Required work:
Restate the full listing word for word and leave the pictures out.

==========

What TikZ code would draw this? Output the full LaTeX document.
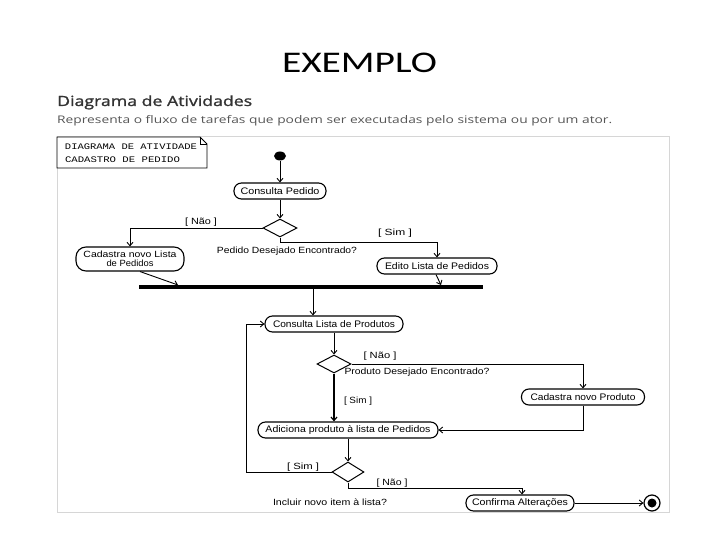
\documentclass[tikz,border=0pt]{standalone}
\usepackage{graphicx}
\usepackage{fontspec}
\setmainfont{Liberation Sans}
\newfontfamily\titlefont{Carlito}
\newfontfamily\hdrfont{Open Sans}
\newfontfamily\hdrsemi{Open Sans}[FakeBold=1.3]
\newfontfamily\notefont{Liberation Mono}
\usetikzlibrary{arrows.meta,shapes.geometric,calc}
\newcommand{\fitw}[2]{\resizebox{#1}{\height}{#2}}
\definecolor{hdrgray}{HTML}{333333}
\definecolor{txtgray}{HTML}{555555}
\definecolor{framegray}{HTML}{D6D6D6}
\tikzset{
  act/.style={draw, line width=1.1pt, rounded corners=7.5pt, minimum height=16pt, inner sep=0pt, font=\fontsize{9.5}{10}\selectfont},
  dec/.style={draw, line width=1pt, shape=diamond, minimum width=34pt, minimum height=18pt, inner sep=0pt, shape aspect=1.9},
  lbl/.style={inner sep=0pt, font=\fontsize{9}{9}\selectfont},
  arr/.style={line width=0.9pt, -{Straight Barb[length=3.5pt,width=6pt]}},
  ln/.style={line width=0.9pt},
}
\begin{document}
\begin{tikzpicture}[x=1pt,y=-1pt]
\useasboundingbox (0,0) rectangle (720,540);
% title and header
\node[anchor=base, inner sep=0pt, font=\titlefont\fontsize{30}{32}\selectfont] (title) at (359.5,73) {\fitw{155pt}{EXEMPLO}};
\node[anchor=base west, inner sep=0pt, text=hdrgray, font=\hdrsemi\fontsize{14}{16}\selectfont] (hdr) at (57,106) {\fitw{195pt}{Diagrama de Atividades}};
\node[anchor=base west, inner sep=0pt, text=txtgray, font=\hdrfont\fontsize{10.5}{12}\selectfont] (sub) at (57,124) {\fitw{555pt}{Representa o fluxo de tarefas que podem ser executadas pelo sistema ou por um ator.}};
% frame
\draw[framegray, line width=0.8pt] (57,136) rectangle (669,512);
% note
\draw[line width=0.9pt, fill=white] (57,137) -- (200,137) -- (207,144) -- (207,168) -- (57,168) -- cycle;
\draw[line width=0.6pt] (200,137) -- (200,144) -- (207,144);
\node[inner sep=0pt, font=\notefont\fontsize{8.5}{9}\selectfont] (n1) at (131,147) {\fitw{132pt}{DIAGRAMA DE ATIVIDADE}};
\node[inner sep=0pt, font=\notefont\fontsize{8.5}{9}\selectfont] (n2) at (122.5,160) {\fitw{115pt}{CADASTRO DE PEDIDO}};
% nodes
\node[ellipse, fill=black, minimum width=12pt, minimum height=9pt, inner sep=0pt] (start) at (280,156) {};
\node[act, minimum width=92pt] (cp) at (280,191) {\fitw{79pt}{Consulta Pedido}};
\node[dec] (d1) at (280,228) {};
\node[act, minimum width=108pt, minimum height=24pt, rounded corners=10pt, align=center, font=\fontsize{9}{9.5}\selectfont] (cadL) at (130,259) {\fitw{93pt}{Cadastra novo Lista}\\\fitw{47pt}{de Pedidos}};
\node[act, minimum width=120pt] (edito) at (437,266) {\fitw{104pt}{Edito Lista de Pedidos}};
\node[fill=black, minimum width=344pt, minimum height=4pt, inner sep=0pt] (bar) at (311,287) {};
\node[act, minimum width=138pt] (clp) at (334,324) {\fitw{122pt}{Consulta Lista de Produtos}};
\node[dec] (d2) at (334,364) {};
\node[act, minimum width=123pt] (cnp) at (583,397) {\fitw{105pt}{Cadastra novo Produto}};
\node[act, minimum width=180pt] (adp) at (348,430) {\fitw{165pt}{Adiciona produto à lista de Pedidos}};
\node[dec, minimum width=32pt, minimum height=20pt, shape aspect=1.6] (d3) at (348,472) {};
\node[act, minimum width=108pt] (conf) at (520,503) {\fitw{96pt}{Confirma Alterações}};
\node[circle, draw, line width=1.2pt, minimum size=16pt, inner sep=0pt] (endn) at (652,503) {};
\node[circle, fill=black, minimum size=9pt, inner sep=0pt] (endin) at (endn) {};
% labels
\node[lbl] (l1) at (201,222) {\fitw{32pt}{[ Não ]}};
\node[lbl] (l2) at (395,233) {\fitw{34pt}{[ Sim ]}};
\node[lbl] (l3) at (287,251) {\fitw{140pt}{Pedido Desejado Encontrado?}};
\node[lbl] (l4) at (380,356) {\fitw{33pt}{[ Não ]}};
\node[lbl] (l5) at (417,372) {\fitw{145pt}{Produto Desejado Encontrado?}};
\node[lbl] (l6) at (358,401) {\fitw{28pt}{[ Sim ]}};
\node[lbl] (l7) at (303,467) {\fitw{32pt}{[ Sim ]}};
\node[lbl] (l8) at (392,483) {\fitw{31pt}{[ Não ]}};
\node[lbl] (l9) at (330,502) {\fitw{114pt}{Incluir novo item à lista?}};
% connectors
\draw[arr] (start) -- (cp);
\draw[arr] (cp) -- (d1);
\draw[arr] (d1.west) -| (cadL.north);
\draw[arr] (d1.south) -- ++(0,5) -| (edito.north);
\coordinate (b1) at (178,285);
\coordinate (b2) at (441,285);
\coordinate (bs) at (313,289);
\draw[arr] ($(cadL.south)+(10,0)$) -- (b1);
\draw[arr] ($(edito.south)+(-1,0)$) -- (b2);
\draw[arr] (bs) -- (bs |- clp.north);
\draw[arr] (clp) -- (d2);
\draw[arr] (d2.east) -| (cnp.north);
\draw[arr, line width=1.2pt] (d2.south) -- (d2.south |- adp.north);
\draw[arr] (cnp.south) |- (adp.east);
\draw[arr] (adp) -- (d3);
\draw[arr] (d3.west) -- ++(-85,0) |- (clp.west);
\draw[arr] (d3.south) -- ++(0,6) -| ($(conf.north)+(2,0)$);
\draw[arr] (conf.east) -- (endn.west);
\end{tikzpicture}
\end{document}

==========

The result:
What TikZ code would draw this? Output the full LaTeX document.
\documentclass[tikz,border=0pt]{standalone}
\usepackage{graphicx}
\usepackage{fontspec}
\setmainfont{Liberation Sans}
\newfontfamily\titlefont{Carlito}
\newfontfamily\hdrfont{Open Sans}
\newfontfamily\hdrsemi{Open Sans}[FakeBold=1.3]
\newfontfamily\notefont{Liberation Mono}
\usetikzlibrary{arrows.meta,shapes.geometric,calc}
\newcommand{\fitw}[2]{\resizebox{#1}{\height}{#2}}
\definecolor{hdrgray}{HTML}{333333}
\definecolor{txtgray}{HTML}{555555}
\definecolor{framegray}{HTML}{D6D6D6}
\tikzset{
  act/.style={draw, line width=1.1pt, rounded corners=7.5pt, minimum height=16pt, inner sep=0pt, font=\fontsize{9.5}{10}\selectfont},
  dec/.style={draw, line width=1pt, shape=diamond, minimum width=34pt, minimum height=18pt, inner sep=0pt, shape aspect=1.9},
  lbl/.style={inner sep=0pt, font=\fontsize{9}{9}\selectfont},
  arr/.style={line width=0.9pt, -{Straight Barb[length=3.5pt,width=6pt]}},
  ln/.style={line width=0.9pt},
}
\begin{document}
\begin{tikzpicture}[x=1pt,y=-1pt]
\useasboundingbox (0,0) rectangle (720,540);
% title and header
\node[anchor=base, inner sep=0pt, font=\titlefont\fontsize{30}{32}\selectfont] (title) at (359.5,73) {\fitw{155pt}{EXEMPLO}};
\node[anchor=base west, inner sep=0pt, text=hdrgray, font=\hdrsemi\fontsize{14}{16}\selectfont] (hdr) at (57,106) {\fitw{195pt}{Diagrama de Atividades}};
\node[anchor=base west, inner sep=0pt, text=txtgray, font=\hdrfont\fontsize{10.5}{12}\selectfont] (sub) at (57,124) {\fitw{555pt}{Representa o fluxo de tarefas que podem ser executadas pelo sistema ou por um ator.}};
% frame
\draw[framegray, line width=0.8pt] (57,136) rectangle (669,512);
% note
\draw[line width=0.9pt, fill=white] (57,137) -- (200,137) -- (207,144) -- (207,168) -- (57,168) -- cycle;
\draw[line width=0.6pt] (200,137) -- (200,144) -- (207,144);
\node[inner sep=0pt, font=\notefont\fontsize{8.5}{9}\selectfont] (n1) at (131,147) {\fitw{132pt}{DIAGRAMA DE ATIVIDADE}};
\node[inner sep=0pt, font=\notefont\fontsize{8.5}{9}\selectfont] (n2) at (122.5,160) {\fitw{115pt}{CADASTRO DE PEDIDO}};
% nodes
\node[ellipse, fill=black, minimum width=12pt, minimum height=9pt, inner sep=0pt] (start) at (280,156) {};
\node[act, minimum width=92pt] (cp) at (280,191) {\fitw{79pt}{Consulta Pedido}};
\node[dec] (d1) at (280,228) {};
\node[act, minimum width=108pt, minimum height=24pt, rounded corners=10pt, align=center, font=\fontsize{9}{9.5}\selectfont] (cadL) at (130,259) {\fitw{93pt}{Cadastra novo Lista}\\\fitw{47pt}{de Pedidos}};
\node[act, minimum width=120pt] (edito) at (437,266) {\fitw{104pt}{Edito Lista de Pedidos}};
\node[fill=black, minimum width=344pt, minimum height=4pt, inner sep=0pt] (bar) at (311,287) {};
\node[act, minimum width=138pt] (clp) at (334,324) {\fitw{122pt}{Consulta Lista de Produtos}};
\node[dec] (d2) at (334,364) {};
\node[act, minimum width=123pt] (cnp) at (583,397) {\fitw{105pt}{Cadastra novo Produto}};
\node[act, minimum width=180pt] (adp) at (348,430) {\fitw{165pt}{Adiciona produto à lista de Pedidos}};
\node[dec, minimum width=32pt, minimum height=20pt, shape aspect=1.6] (d3) at (348,472) {};
\node[act, minimum width=108pt] (conf) at (520,503) {\fitw{96pt}{Confirma Alterações}};
\node[circle, draw, line width=1.2pt, minimum size=16pt, inner sep=0pt] (endn) at (652,503) {};
\node[circle, fill=black, minimum size=9pt, inner sep=0pt] (endin) at (endn) {};
% labels
\node[lbl] (l1) at (201,222) {\fitw{32pt}{[ Não ]}};
\node[lbl] (l2) at (395,233) {\fitw{34pt}{[ Sim ]}};
\node[lbl] (l3) at (287,251) {\fitw{140pt}{Pedido Desejado Encontrado?}};
\node[lbl] (l4) at (380,356) {\fitw{33pt}{[ Não ]}};
\node[lbl] (l5) at (417,372) {\fitw{145pt}{Produto Desejado Encontrado?}};
\node[lbl] (l6) at (358,401) {\fitw{28pt}{[ Sim ]}};
\node[lbl] (l7) at (303,467) {\fitw{32pt}{[ Sim ]}};
\node[lbl] (l8) at (392,483) {\fitw{31pt}{[ Não ]}};
\node[lbl] (l9) at (330,502) {\fitw{114pt}{Incluir novo item à lista?}};
% connectors
\draw[arr] (start) -- (cp);
\draw[arr] (cp) -- (d1);
\draw[arr] (d1.west) -| (cadL.north);
\draw[arr] (d1.south) -- ++(0,5) -| (edito.north);
\coordinate (b1) at (178,285);
\coordinate (b2) at (441,285);
\coordinate (bs) at (313,289);
\draw[arr] ($(cadL.south)+(10,0)$) -- (b1);
\draw[arr] ($(edito.south)+(-1,0)$) -- (b2);
\draw[arr] (bs) -- (bs |- clp.north);
\draw[arr] (clp) -- (d2);
\draw[arr] (d2.east) -| (cnp.north);
\draw[arr, line width=1.2pt] (d2.south) -- (d2.south |- adp.north);
\draw[arr] (cnp.south) |- (adp.east);
\draw[arr] (adp) -- (d3);
\draw[arr] (d3.west) -- ++(-85,0) |- (clp.west);
\draw[arr] (d3.south) -- ++(0,6) -| ($(conf.north)+(2,0)$);
\draw[arr] (conf.east) -- (endn.west);
\end{tikzpicture}
\end{document}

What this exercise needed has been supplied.